**Source excerpt**.
+-------+
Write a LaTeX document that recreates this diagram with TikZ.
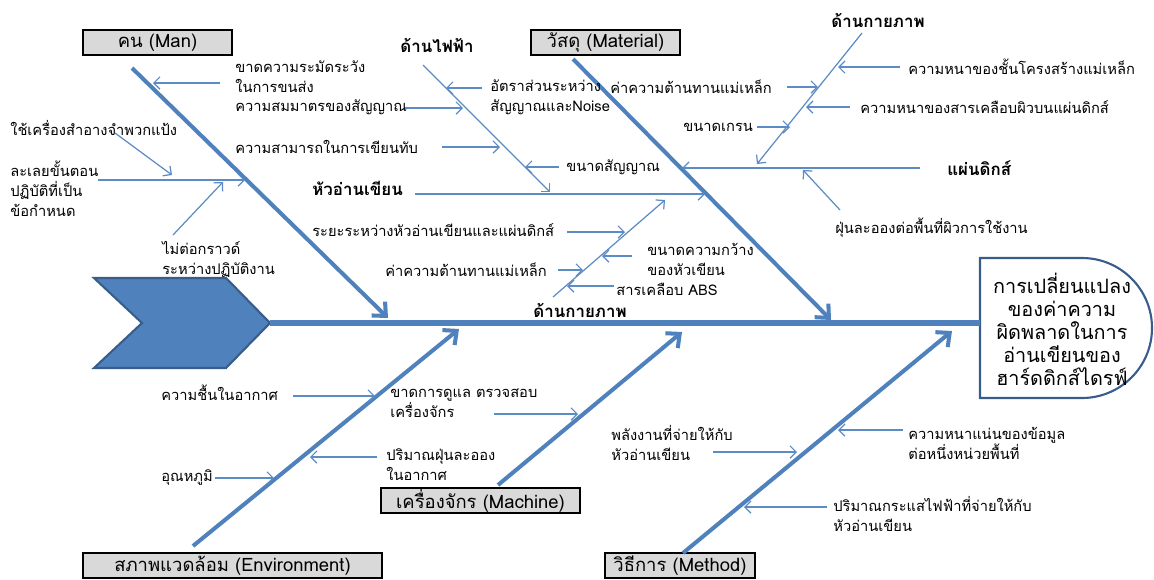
\documentclass[tikz,border=0pt]{standalone}
\usepackage{fontspec}
\setmainfont[Script=Thai]{Loma}
\usetikzlibrary{arrows.meta}
\definecolor{fishblue}{HTML}{4F81BD}
\definecolor{fishdark}{HTML}{385D8A}
\definecolor{twigblue}{HTML}{5C8BC6}
\definecolor{catgray}{HTML}{D9D9D9}
\newcommand{\fbsmall}{\fontsize{8.35}{11.4}\selectfont}
\newcommand{\fbside}{\fontsize{9.6}{10}\selectfont\bfseries}
\newcommand{\fbcat}{\fontsize{10.5}{12}\selectfont}
\newcommand{\fbhead}{\fontsize{11.3}{13.1}\selectfont}

\begin{document}
\begin{tikzpicture}[x=0.02cm,y=-0.02cm,
    bone/.style={draw=fishblue,line width=2.3pt,
      -{Straight Barb[length=6pt,width=11pt]}},
    twig/.style={draw=twigblue,line width=0.7pt,
      -{Straight Barb[length=3.5pt,width=7pt]}},
    causetext/.style={anchor=west,inner sep=0pt,align=left,font=\fbsmall},
    sidehead/.style={inner sep=0pt,font=\fbside},
    catbox/.style={draw=black,fill=catgray,line width=1.2pt,
      minimum height=0.5cm,inner sep=0pt,font=\fbcat}]
  \useasboundingbox (0,0) rectangle (1154,579);

  % head of the fish
  \draw[fill=fishblue,draw=fishdark,line width=1.2pt]
    (94,278) -- (226,278) -- (270,323) -- (226,368) -- (94,368)
    -- (142,323) -- cycle;
  \coordinate (tip) at (270,323);
  \coordinate (headin) at (980,323);
  \draw[draw=fishdark,fill=white,line width=1.2pt]
    (980,258) -- (1082,258) arc[start angle=-90,end angle=90,radius=70]
    -- (980,398) -- cycle;
  \node (effect) at (1062,329) [align=center,inner sep=0pt,font=\fbhead]
    {การเปลี่ยนแปลง\\ของค่าความ\\ผิดพลาดในการ\\อ่านเขียนของ\\ฮาร์ดดิกส์ไดรฟ์};
  \draw[draw=fishblue,line width=3.4pt] (tip) -- (headin);

  % categories
  \node (man) at (157.5,42.5) [catbox,minimum width=2.98cm] {คน (Man)};
  \node (mat) at (605.5,42.5) [catbox,minimum width=2.98cm] {วัสดุ (Material)};
  \node (mach) at (480.5,500.5) [catbox,minimum width=3.98cm] {เครื่องจักร (Machine)};
  \node (env) at (232.5,565.5) [catbox,minimum width=5.98cm] {สภาพแวดล้อม (Environment)};
  \node (meth) at (680,565.5) [catbox,minimum width=3cm] {วิธีการ (Method)};

  \coordinate (manA) at (132,68);
  \coordinate (manB) at (388,318);
  \coordinate (matA) at (573,59);
  \coordinate (matB) at (831,320);
  \coordinate (envA) at (193,546);
  \coordinate (envB) at (459,329);
  \coordinate (machA) at (498,485);
  \coordinate (machB) at (682,332);
  \coordinate (methA) at (683,553);
  \coordinate (methB) at (952,331);
  \draw[bone] (manA) -- (manB);
  \draw[bone] (matA) -- (matB);
  \draw[bone] (envA) -- (envB);
  \draw[bone] (machA) -- (machB);
  \draw[bone] (methA) -- (methB);

  % man
  \node (care) at (235,77) [causetext] {ขาดความระมัดระวัง\\ในการขนส่ง};
  \draw[twig] (220,83) -- (153,83);
  \node (powder) at (10,128) [causetext] {ใช้เครื่องสำอางจำพวกแป้ง};
  \draw[twig] (115,133) -- (172,175);
  \node (skip) at (10,189) [causetext] {ละเลยขั้นตอน\\ปฏิบัติที่เป็น\\ข้อกำหนด};
  \draw[twig] (98,180) -- (245,180);
  \node (ground) at (162,259) [causetext] {ไม่ต่อกราวด์\\ระหว่างปฏิบัติงาน};
  \draw[twig] (173,235) -- (223,182);

  % electrical
  \node (elec) at (437,45) [sidehead] {ด้านไฟฟ้า};
  \coordinate (elecA) at (423,65);
  \coordinate (elecB) at (550,192);
  \draw[twig] (elecA) -- (elecB);
  \node (sym) at (235,107) [causetext] {ความสมมาตรของสัญญาณ};
  \draw[twig] (405,108) -- (463,108);
  \node (over) at (235,147) [causetext] {ความสามารถในการเขียนทับ};
  \draw[twig] (442,147) -- (500,147);
  \node (snr) at (490,97) [causetext] {อัตราส่วนระหว่าง\\สัญญาณและNoise};
  \draw[twig] (482,88) -- (446,88);
  \node (sig) at (566,167) [causetext] {ขนาดสัญญาณ};
  \draw[twig] (559,167) -- (525,167);

  % read/write head
  \node (rw) at (312,188) [sidehead,anchor=west] {หัวอ่านเขียน};
  \coordinate (rwA) at (415,194);
  \coordinate (rwB) at (705,194);
  \draw[twig] (rwA) -- (rwB);
  \node (gap) at (312,230) [causetext] {ระยะระหว่างหัวอ่านเขียนและแผ่นดิกส์};
  \draw[twig] (567,232) -- (625,232);
  \node (coer) at (385,270) [causetext] {ค่าความต้านทานแม่เหล็ก};
  \draw[twig] (558,270) -- (583,270);
  \node (width) at (647,259) [causetext] {ขนาดความกว้าง\\ของหัวเขียน};
  \draw[twig] (632,256) -- (602,256);
  \node (abs) at (616,289) [causetext] {สารเคลือบ ABS};
  \draw[twig] (614,286) -- (567,286);
  \node (physlo) at (580,310) [sidehead] {ด้านกายภาพ};
  \coordinate (physloA) at (553,297);
  \coordinate (physloB) at (665,200);
  \draw[twig] (physloA) -- (physloB);

  % disk
  \node (physup) at (878,20) [sidehead] {ด้านกายภาพ};
  \coordinate (physupA) at (862,33);
  \coordinate (physupB) at (757,164);
  \draw[twig] (physupA) -- (physupB);
  \node (coer2) at (610,87) [causetext] {ค่าความต้านทานแม่เหล็ก};
  \draw[twig] (787,87) -- (818,87);
  \node (grain) at (683,127) [causetext] {ขนาดเกรน};
  \draw[twig] (757,127) -- (790,127);
  \node (layer) at (908,67) [causetext] {ความหนาของชั้นโครงสร้างแม่เหล็ก};
  \draw[twig] (900,67) -- (838,67);
  \node (coat) at (860,107) [causetext] {ความหนาของสารเคลือบผิวบนแผ่นดิกส์};
  \draw[twig] (850,107) -- (806,107);
  \node (disk) at (947,168) [sidehead,anchor=west] {แผ่นดิกส์};
  \coordinate (diskA) at (920,168);
  \coordinate (diskB) at (682,168);
  \draw[twig] (diskA) -- (diskB);
  \node (dust) at (835,228) [causetext] {ฝุ่นละอองต่อพื้นที่ผิวการใช้งาน};
  \draw[twig] (840,210) -- (803,170);

  % environment
  \node (humid) at (161,393) [causetext] {ความชื้นในอากาศ};
  \draw[twig] (293,396) -- (375,396);
  \node (temp) at (161,478) [causetext] {อุณหภูมิ};
  \draw[twig] (215,478) -- (274,478);
  \node (airdust) at (386,465) [causetext] {ปริมาณฝุ่นละออง\\ในอากาศ};
  \draw[twig] (377,457) -- (310,457);

  % machine
  \node (maint) at (390,403) [causetext] {ขาดการดูแล ตรวจสอบ\\เครื่องจักร};
  \draw[twig] (494,414) -- (578,414);

  % method
  \node (energy) at (611,443) [causetext] {พลังงานที่จ่ายให้กับ\\หัวอ่านเขียน};
  \draw[twig] (713,452) -- (797,452);
  \node (dens) at (908,443) [causetext] {ความหนาแน่นของข้อมูล\\ต่อหนึ่งหน่วยพื้นที่};
  \draw[twig] (903,430) -- (838,430);
  \node (curr) at (833,514) [causetext] {ปริมาณกระแสไฟฟ้าที่จ่ายให้กับ\\หัวอ่านเขียน};
  \draw[twig] (827,507) -- (744,507);
\end{tikzpicture}
\end{document}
+-------+
**Aim of the exercise**.
Restate, line by line and word for word, everything from the top of the material through the line that contains "(meth) at (680,565.5)". Leave pictures out.

**Solution below**.
Write a LaTeX document that recreates this diagram with TikZ.
\documentclass[tikz,border=0pt]{standalone}
\usepackage{fontspec}
\setmainfont[Script=Thai]{Loma}
\usetikzlibrary{arrows.meta}
\definecolor{fishblue}{HTML}{4F81BD}
\definecolor{fishdark}{HTML}{385D8A}
\definecolor{twigblue}{HTML}{5C8BC6}
\definecolor{catgray}{HTML}{D9D9D9}
\newcommand{\fbsmall}{\fontsize{8.35}{11.4}\selectfont}
\newcommand{\fbside}{\fontsize{9.6}{10}\selectfont\bfseries}
\newcommand{\fbcat}{\fontsize{10.5}{12}\selectfont}
\newcommand{\fbhead}{\fontsize{11.3}{13.1}\selectfont}

\begin{document}
\begin{tikzpicture}[x=0.02cm,y=-0.02cm,
    bone/.style={draw=fishblue,line width=2.3pt,
      -{Straight Barb[length=6pt,width=11pt]}},
    twig/.style={draw=twigblue,line width=0.7pt,
      -{Straight Barb[length=3.5pt,width=7pt]}},
    causetext/.style={anchor=west,inner sep=0pt,align=left,font=\fbsmall},
    sidehead/.style={inner sep=0pt,font=\fbside},
    catbox/.style={draw=black,fill=catgray,line width=1.2pt,
      minimum height=0.5cm,inner sep=0pt,font=\fbcat}]
  \useasboundingbox (0,0) rectangle (1154,579);

  % head of the fish
  \draw[fill=fishblue,draw=fishdark,line width=1.2pt]
    (94,278) -- (226,278) -- (270,323) -- (226,368) -- (94,368)
    -- (142,323) -- cycle;
  \coordinate (tip) at (270,323);
  \coordinate (headin) at (980,323);
  \draw[draw=fishdark,fill=white,line width=1.2pt]
    (980,258) -- (1082,258) arc[start angle=-90,end angle=90,radius=70]
    -- (980,398) -- cycle;
  \node (effect) at (1062,329) [align=center,inner sep=0pt,font=\fbhead]
    {การเปลี่ยนแปลง\\ของค่าความ\\ผิดพลาดในการ\\อ่านเขียนของ\\ฮาร์ดดิกส์ไดรฟ์};
  \draw[draw=fishblue,line width=3.4pt] (tip) -- (headin);

  % categories
  \node (man) at (157.5,42.5) [catbox,minimum width=2.98cm] {คน (Man)};
  \node (mat) at (605.5,42.5) [catbox,minimum width=2.98cm] {วัสดุ (Material)};
  \node (mach) at (480.5,500.5) [catbox,minimum width=3.98cm] {เครื่องจักร (Machine)};
  \node (env) at (232.5,565.5) [catbox,minimum width=5.98cm] {สภาพแวดล้อม (Environment)};
  \node (meth) at (680,565.5) [catbox,minimum width=3cm] {วิธีการ (Method)};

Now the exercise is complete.